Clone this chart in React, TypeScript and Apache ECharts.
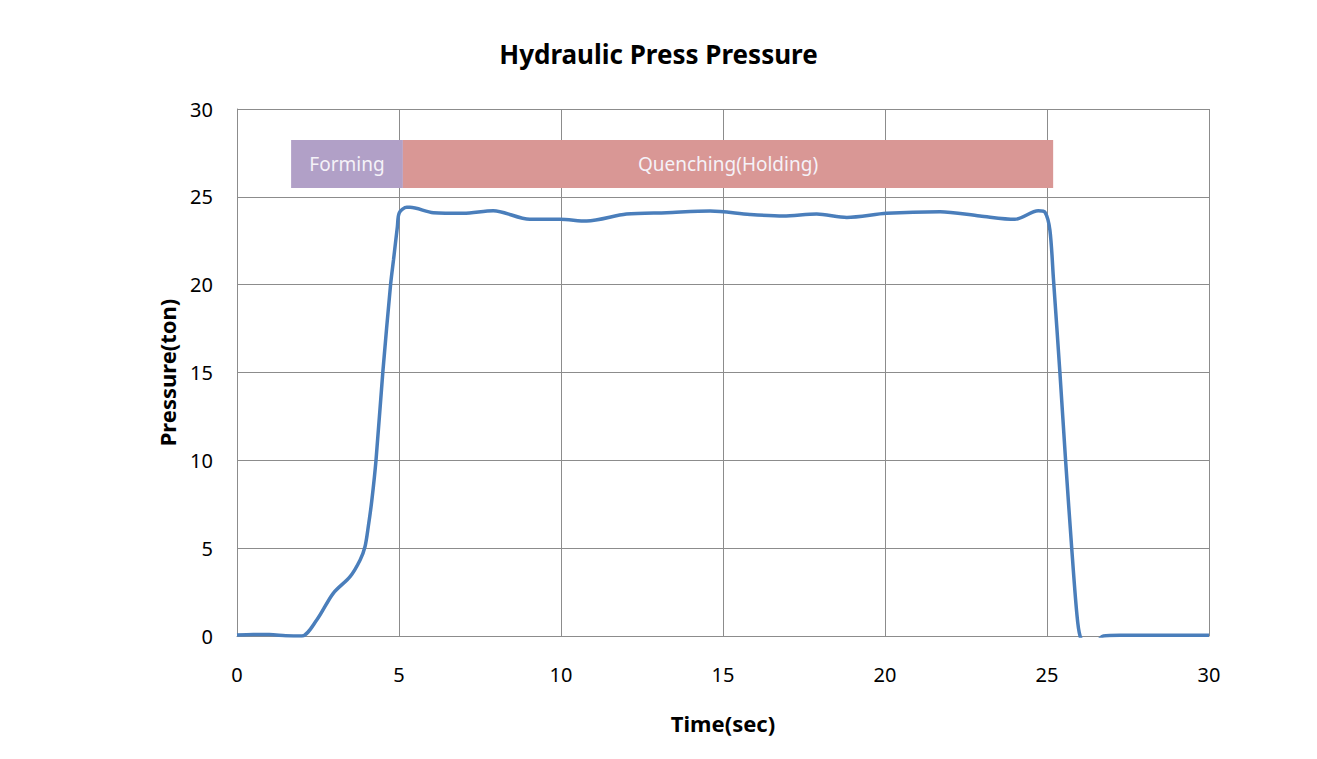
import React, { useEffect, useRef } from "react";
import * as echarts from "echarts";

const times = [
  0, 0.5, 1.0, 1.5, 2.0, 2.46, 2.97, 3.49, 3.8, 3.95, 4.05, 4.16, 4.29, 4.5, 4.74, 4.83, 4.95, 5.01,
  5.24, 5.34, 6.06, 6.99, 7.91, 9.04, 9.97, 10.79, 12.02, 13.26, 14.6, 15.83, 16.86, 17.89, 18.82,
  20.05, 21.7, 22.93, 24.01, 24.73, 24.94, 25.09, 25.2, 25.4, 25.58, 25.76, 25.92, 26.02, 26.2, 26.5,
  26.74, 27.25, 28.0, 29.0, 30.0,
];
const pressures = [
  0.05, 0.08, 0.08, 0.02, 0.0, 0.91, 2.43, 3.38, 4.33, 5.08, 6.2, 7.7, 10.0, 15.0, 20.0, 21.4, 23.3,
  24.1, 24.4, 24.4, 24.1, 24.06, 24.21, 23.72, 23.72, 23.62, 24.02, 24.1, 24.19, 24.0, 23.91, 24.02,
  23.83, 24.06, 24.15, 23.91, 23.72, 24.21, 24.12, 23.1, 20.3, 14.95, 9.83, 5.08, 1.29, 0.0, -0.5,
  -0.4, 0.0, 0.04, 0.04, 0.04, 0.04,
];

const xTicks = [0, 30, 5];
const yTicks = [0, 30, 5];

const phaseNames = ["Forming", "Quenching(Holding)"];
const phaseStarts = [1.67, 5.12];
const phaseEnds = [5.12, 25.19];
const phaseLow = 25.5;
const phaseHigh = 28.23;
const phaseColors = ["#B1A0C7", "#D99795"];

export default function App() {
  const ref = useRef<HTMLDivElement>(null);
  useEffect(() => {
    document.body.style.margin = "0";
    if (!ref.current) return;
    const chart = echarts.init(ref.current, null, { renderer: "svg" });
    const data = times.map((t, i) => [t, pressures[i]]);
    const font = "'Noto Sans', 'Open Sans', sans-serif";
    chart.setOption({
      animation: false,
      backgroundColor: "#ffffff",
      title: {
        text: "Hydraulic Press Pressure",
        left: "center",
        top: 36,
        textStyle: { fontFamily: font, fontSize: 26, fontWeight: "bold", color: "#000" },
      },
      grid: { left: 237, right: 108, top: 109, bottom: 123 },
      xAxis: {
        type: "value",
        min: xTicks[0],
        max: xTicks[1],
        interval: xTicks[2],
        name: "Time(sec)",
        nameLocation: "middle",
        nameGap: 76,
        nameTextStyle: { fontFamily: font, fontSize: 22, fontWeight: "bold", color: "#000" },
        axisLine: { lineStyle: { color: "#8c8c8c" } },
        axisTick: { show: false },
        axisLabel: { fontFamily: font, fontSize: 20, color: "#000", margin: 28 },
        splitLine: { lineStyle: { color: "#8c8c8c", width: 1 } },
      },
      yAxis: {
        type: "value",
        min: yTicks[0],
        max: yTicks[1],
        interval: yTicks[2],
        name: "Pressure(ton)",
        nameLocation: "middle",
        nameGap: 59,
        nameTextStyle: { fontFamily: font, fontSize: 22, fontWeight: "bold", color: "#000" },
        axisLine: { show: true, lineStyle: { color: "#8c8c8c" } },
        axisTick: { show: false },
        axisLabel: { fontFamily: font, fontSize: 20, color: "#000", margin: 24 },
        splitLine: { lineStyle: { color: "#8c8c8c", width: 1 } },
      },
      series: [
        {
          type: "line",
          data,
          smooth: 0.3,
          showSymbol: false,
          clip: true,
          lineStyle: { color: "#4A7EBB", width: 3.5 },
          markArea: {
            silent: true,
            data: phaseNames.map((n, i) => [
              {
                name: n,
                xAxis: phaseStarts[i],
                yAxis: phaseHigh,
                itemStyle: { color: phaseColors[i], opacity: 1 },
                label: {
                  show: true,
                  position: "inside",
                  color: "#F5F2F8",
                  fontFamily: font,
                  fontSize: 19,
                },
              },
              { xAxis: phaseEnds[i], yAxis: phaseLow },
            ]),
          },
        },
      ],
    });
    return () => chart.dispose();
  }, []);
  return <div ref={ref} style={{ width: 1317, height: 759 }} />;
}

★ ★ ★ ★

> _WRITTEN PROBLEM_
The data above needs to be retyped exactly, with the images left out.

> _SOLUTION TO THE PROBLEM_
Clone this chart in React, TypeScript and Apache ECharts.
import React, { useEffect, useRef } from "react";
import * as echarts from "echarts";

const times = [
  0, 0.5, 1.0, 1.5, 2.0, 2.46, 2.97, 3.49, 3.8, 3.95, 4.05, 4.16, 4.29, 4.5, 4.74, 4.83, 4.95, 5.01,
  5.24, 5.34, 6.06, 6.99, 7.91, 9.04, 9.97, 10.79, 12.02, 13.26, 14.6, 15.83, 16.86, 17.89, 18.82,
  20.05, 21.7, 22.93, 24.01, 24.73, 24.94, 25.09, 25.2, 25.4, 25.58, 25.76, 25.92, 26.02, 26.2, 26.5,
  26.74, 27.25, 28.0, 29.0, 30.0,
];
const pressures = [
  0.05, 0.08, 0.08, 0.02, 0.0, 0.91, 2.43, 3.38, 4.33, 5.08, 6.2, 7.7, 10.0, 15.0, 20.0, 21.4, 23.3,
  24.1, 24.4, 24.4, 24.1, 24.06, 24.21, 23.72, 23.72, 23.62, 24.02, 24.1, 24.19, 24.0, 23.91, 24.02,
  23.83, 24.06, 24.15, 23.91, 23.72, 24.21, 24.12, 23.1, 20.3, 14.95, 9.83, 5.08, 1.29, 0.0, -0.5,
  -0.4, 0.0, 0.04, 0.04, 0.04, 0.04,
];

const xTicks = [0, 30, 5];
const yTicks = [0, 30, 5];

const phaseNames = ["Forming", "Quenching(Holding)"];
const phaseStarts = [1.67, 5.12];
const phaseEnds = [5.12, 25.19];
const phaseLow = 25.5;
const phaseHigh = 28.23;
const phaseColors = ["#B1A0C7", "#D99795"];

export default function App() {
  const ref = useRef<HTMLDivElement>(null);
  useEffect(() => {
    document.body.style.margin = "0";
    if (!ref.current) return;
    const chart = echarts.init(ref.current, null, { renderer: "svg" });
    const data = times.map((t, i) => [t, pressures[i]]);
    const font = "'Noto Sans', 'Open Sans', sans-serif";
    chart.setOption({
      animation: false,
      backgroundColor: "#ffffff",
      title: {
        text: "Hydraulic Press Pressure",
        left: "center",
        top: 36,
        textStyle: { fontFamily: font, fontSize: 26, fontWeight: "bold", color: "#000" },
      },
      grid: { left: 237, right: 108, top: 109, bottom: 123 },
      xAxis: {
        type: "value",
        min: xTicks[0],
        max: xTicks[1],
        interval: xTicks[2],
        name: "Time(sec)",
        nameLocation: "middle",
        nameGap: 76,
        nameTextStyle: { fontFamily: font, fontSize: 22, fontWeight: "bold", color: "#000" },
        axisLine: { lineStyle: { color: "#8c8c8c" } },
        axisTick: { show: false },
        axisLabel: { fontFamily: font, fontSize: 20, color: "#000", margin: 28 },
        splitLine: { lineStyle: { color: "#8c8c8c", width: 1 } },
      },
      yAxis: {
        type: "value",
        min: yTicks[0],
        max: yTicks[1],
        interval: yTicks[2],
        name: "Pressure(ton)",
        nameLocation: "middle",
        nameGap: 59,
        nameTextStyle: { fontFamily: font, fontSize: 22, fontWeight: "bold", color: "#000" },
        axisLine: { show: true, lineStyle: { color: "#8c8c8c" } },
        axisTick: { show: false },
        axisLabel: { fontFamily: font, fontSize: 20, color: "#000", margin: 24 },
        splitLine: { lineStyle: { color: "#8c8c8c", width: 1 } },
      },
      series: [
        {
          type: "line",
          data,
          smooth: 0.3,
          showSymbol: false,
          clip: true,
          lineStyle: { color: "#4A7EBB", width: 3.5 },
          markArea: {
            silent: true,
            data: phaseNames.map((n, i) => [
              {
                name: n,
                xAxis: phaseStarts[i],
                yAxis: phaseHigh,
                itemStyle: { color: phaseColors[i], opacity: 1 },
                label: {
                  show: true,
                  position: "inside",
                  color: "#F5F2F8",
                  fontFamily: font,
                  fontSize: 19,
                },
              },
              { xAxis: phaseEnds[i], yAxis: phaseLow },
            ]),
          },
        },
      ],
    });
    return () => chart.dispose();
  }, []);
  return <div ref={ref} style={{ width: 1317, height: 759 }} />;
}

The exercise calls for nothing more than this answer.